Chroniques

par françois cavaillès

Henry Purcell par les Solistes du Concert d'Astrée
pièces de Dowland, Morley, Purcell et Ravenscroft

Festival de l'Abbaye de Saint-Michel en Thiérache
- 1er juillet 2018
Purcell par les Solistes du Concert d'Astrée, à Saint-Michel en Thiérache
© françois-xavier déssirier

De la petite abbatiale aux styles architecturaux disparates, la bonne acoustique offre d’emblée, au large public, un instant d'unité. Retrouvé le grand ciel bleu de campagne, remis à l'heure du plein soleil au zénith, le premier concert du dernier jour du Festival de l'Abbaye de Saint-Michel en Thiérache s'ouvre sous l'impression sereine d'un son acide, clair et ample, tiré d'une viole de gambe. Le sentiment, certainement doux et bien joli comme un petit enfant, est procuré par la musique d’Henry Purcell (1659-1695), et en particulier ce plaisir de jouer propre à l’Orphée britannique – expression reprise par les Solistes du Concert d'Astrée pour dénommer ce programme lyrique tout autour du probable plus grand compositeur anglais.

Arrangé pour un effectif de chambre, Entry Dance, tiré du semi-opéra The Fairy Queen (1692), introduit le cinquième dimanche du festival. Alors, entrez dans la danse ! Ou plutôt, restez là, à ne rien faire d'autre que suivre la ligne claire d'un archiluth, aux mains agiles de Mónica Pustilnik, et redécouvrir le grand talent du mezzo Anna Reinhold à créer, à partir d'une poésie séculaire, la scène très vivante et poignante d'un opéra rêvé. En l'occurrence, il s'agit de From rosy bow'rs, cantate aussi rare que tourmentée, également signée Purcell mais issue du semi-opéra The comical story of Don Quixote (1695).

Le lyrisme évident et le pouvoir de recréer par le chant répandent ensuite toute la passion renfermée, dans un dear kiss, par Sweeter than roses, air aussi composé par Purcell en l'année de sa mort, pour la tragédie lyrique Pausanias, the betrayer of his country.
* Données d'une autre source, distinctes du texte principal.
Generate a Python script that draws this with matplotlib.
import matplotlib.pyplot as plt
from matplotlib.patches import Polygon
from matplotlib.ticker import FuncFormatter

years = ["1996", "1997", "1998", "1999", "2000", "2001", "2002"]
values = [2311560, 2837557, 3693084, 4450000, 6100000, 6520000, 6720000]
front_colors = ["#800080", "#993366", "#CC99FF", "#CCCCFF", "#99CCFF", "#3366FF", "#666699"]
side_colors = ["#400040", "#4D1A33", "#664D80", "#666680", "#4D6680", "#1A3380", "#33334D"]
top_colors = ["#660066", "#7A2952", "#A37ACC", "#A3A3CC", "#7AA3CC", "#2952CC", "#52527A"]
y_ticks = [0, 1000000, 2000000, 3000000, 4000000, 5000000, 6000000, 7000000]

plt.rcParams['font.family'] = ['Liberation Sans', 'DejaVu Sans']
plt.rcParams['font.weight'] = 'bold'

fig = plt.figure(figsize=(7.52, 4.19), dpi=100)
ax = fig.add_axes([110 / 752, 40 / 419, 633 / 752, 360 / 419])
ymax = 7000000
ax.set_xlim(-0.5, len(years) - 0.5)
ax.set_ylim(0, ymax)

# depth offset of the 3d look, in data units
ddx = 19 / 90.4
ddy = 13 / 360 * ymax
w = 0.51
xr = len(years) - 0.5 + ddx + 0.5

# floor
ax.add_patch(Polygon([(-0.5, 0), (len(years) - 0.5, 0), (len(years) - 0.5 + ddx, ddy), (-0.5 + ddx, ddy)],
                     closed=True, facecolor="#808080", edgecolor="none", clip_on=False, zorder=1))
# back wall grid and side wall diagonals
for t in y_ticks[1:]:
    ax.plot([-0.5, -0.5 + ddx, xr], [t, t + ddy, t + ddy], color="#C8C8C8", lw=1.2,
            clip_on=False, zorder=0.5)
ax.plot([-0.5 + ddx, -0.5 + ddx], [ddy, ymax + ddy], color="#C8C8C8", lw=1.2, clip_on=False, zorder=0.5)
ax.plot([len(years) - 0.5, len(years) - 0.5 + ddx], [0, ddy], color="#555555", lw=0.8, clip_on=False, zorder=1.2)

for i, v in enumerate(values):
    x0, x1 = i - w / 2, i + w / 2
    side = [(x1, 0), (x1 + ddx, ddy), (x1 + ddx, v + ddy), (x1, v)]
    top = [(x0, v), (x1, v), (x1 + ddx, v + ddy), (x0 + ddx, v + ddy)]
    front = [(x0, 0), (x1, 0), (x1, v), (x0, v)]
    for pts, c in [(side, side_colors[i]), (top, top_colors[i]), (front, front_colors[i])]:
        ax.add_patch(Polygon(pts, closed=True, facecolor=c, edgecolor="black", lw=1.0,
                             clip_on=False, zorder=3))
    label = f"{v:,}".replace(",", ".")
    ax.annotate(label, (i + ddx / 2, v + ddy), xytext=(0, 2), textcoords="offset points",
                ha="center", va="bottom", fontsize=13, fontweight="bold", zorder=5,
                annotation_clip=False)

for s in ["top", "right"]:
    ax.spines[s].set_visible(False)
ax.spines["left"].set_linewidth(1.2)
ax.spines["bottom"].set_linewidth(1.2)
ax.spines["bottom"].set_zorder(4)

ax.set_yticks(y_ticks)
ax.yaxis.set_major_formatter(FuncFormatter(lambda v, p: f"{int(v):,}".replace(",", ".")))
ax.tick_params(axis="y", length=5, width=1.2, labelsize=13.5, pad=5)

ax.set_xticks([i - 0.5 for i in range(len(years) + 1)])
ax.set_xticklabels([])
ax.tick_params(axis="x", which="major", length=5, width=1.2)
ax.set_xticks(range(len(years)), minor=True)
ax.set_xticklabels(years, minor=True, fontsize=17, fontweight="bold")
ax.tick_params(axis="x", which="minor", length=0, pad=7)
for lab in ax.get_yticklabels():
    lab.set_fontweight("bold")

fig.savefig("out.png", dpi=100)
Plus profond encore, I attempt from love’s sickness to fly in vain (C'est en vain que je tente d'échapper à la maladie d'amour), extrait du semi-opéra The Indian Queen (1695), achève de proclamer l'excellence et la puissance du noble sentiment dans la musique ancienne, régnant ici en maître.

Un magnifique solo, tellurique, vital mais aussi câlin, de la violiste Luciana Elizondo, une mélodie populaire rieuse et shakespearienne de Thomas Morley (It was a lover and his lass, dans As you like it, comédie de 1599) et encore le délectable poison du désespoir (The silver swan, célèbre madrigal d'Orlando Gibbons, 1612) – et si maintenant tout cela ne me tue pas bientôt de désamour... que coulent mes larmes ! Flow my tears, immense succès de John Dowland (1563–1626), est hissé haut par les délicats instrumentistes qui en font des merveilles au delà des mots pourtant surpuissants, pour finir dans un triste sourire :

From the highest spire of contentment
My fortune is thrown
(Du plus haut sommet du contentement
Ma fortune fut jetée bas).

Du pire coq-à-l'âne se glisse alors une rengaine crétine (The marriage of the frogge and the mouse de Thomas Ravenscroft) – heureusement, l’on replonge vite dans Purcell... Après un autre bijou de The Fairy-Queen, ce rondeau superbe d'équilibre, où domine encore la viole de gambe, presque étourdissante de calme, viennent les béatitudes du superbe Music for a while (Oedipus : a tragedy, publié en 1679) et de l'impératif If music be the food of love, moments de grâce entre les musiciens argentins, incluant le luthiste Quito Gato et la voix saisissante d'Anna Reinhold [lire nos chroniques du 9 juillet 2013, du 6 mars 2016 et du 20 juin 2017].

Le timbre merveilleux ferait vibrer les pierres, à chanter de manière si inspirée le grand voyage dans la rêverie de The Indian Queen (They tell us that you mighty powers above). Et pour la suivre dans les méandres fous d’Here the deities approve (d'une Ode for St. Cecilia's day, 1683), que ne faudrait-il pas faire ! Mettre sa montre en gage pour le fameux Lament conclusif de Dido and Æneas (1689), funèbre à souhait, ou bien vendre ses bagues pour le joyeux Fairest Isle, final de King Arthur (1691) ? Peu importe qui se réveillera sans plus un jeton, ce sera aux anges (ou peut-être à peine déçu par le bis pop sirupeux, Goodnight my angel de Billy Joel). Pour les délices du baroque, on peut tout miser à l'Abbaye de Saint-Michel en Thiérache.